Sunday, 25 March 2018

Enzymic polymerisation, characterisation and market evaluation of a set of novel bioplastic co-polymers derived from renewable resources

EnzPoly Funding Innovate UK Industrial Biotechnology Catalyst Grant; BBSRC (2016 - 2019) Research Team Professor James Clark - PI, Dr Thomas Farmer - Co-I, Dr James Comerford - PDRA External Collaborators The project is a joint collaboration between the University of York (lead research organisation), EPSRC (co-funder) and Biome Technologies (Project Partner). Summary Plastics are produced on an enormous scale, both within the UK and globally, and are used in functional products all around us. The vast majority of plastics are currently produced from no-renewable depleting fossil resources, predominately crude oil. There has been recent widespread research into the conversion of sustainable and renewable biomass to monomers and polymers, ideally looking to utilise the most abundant form of waste biomass, lignocellulose. Biome's (company lead) overall strategy is to produce novel highly functional polyesters from this lignocellulose by using industrial biotechnology. This project with the Universities of York and Liverpool will take lignocellulose-derived aromatic diacids (monomers) and utilise enzymes in a multi-step polymerisation to produce a targeted group of novel copolymers and explore their properties. The project will also determine whether this biocatalysis can be undertaken in-situ of the diacid production and will provide quantities of bio-derived plastics to be assessed for their potential in high value markets, and will also demonstrate the capability of the bio-catalytic reactions to be scaled to >1 kg. Previous work (supported by Innovate UK) has already demonstrated that the aromatic diacids can be produced from both lignin and cellulose using both engineered bacteria/enzymes and a scale-up for diacid formation is already underway.
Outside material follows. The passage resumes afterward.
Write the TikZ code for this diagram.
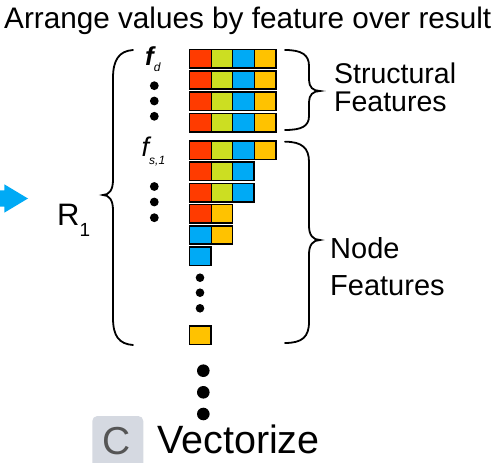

These diacids have already been used to make the first small quantities of novel polyester copolymers (with exciting preliminary properties), prompting this project application. This project will additionally contribute to the development of these novel bio-derived polymers through the assessment of induced chain-branching, thus altering their physical properties and eventual application. It will also undertake initial investigations into the end-of-life options for these polymers, including breaking them back down to monomer units, ensuring that after product use their environmental footprint will be minimised.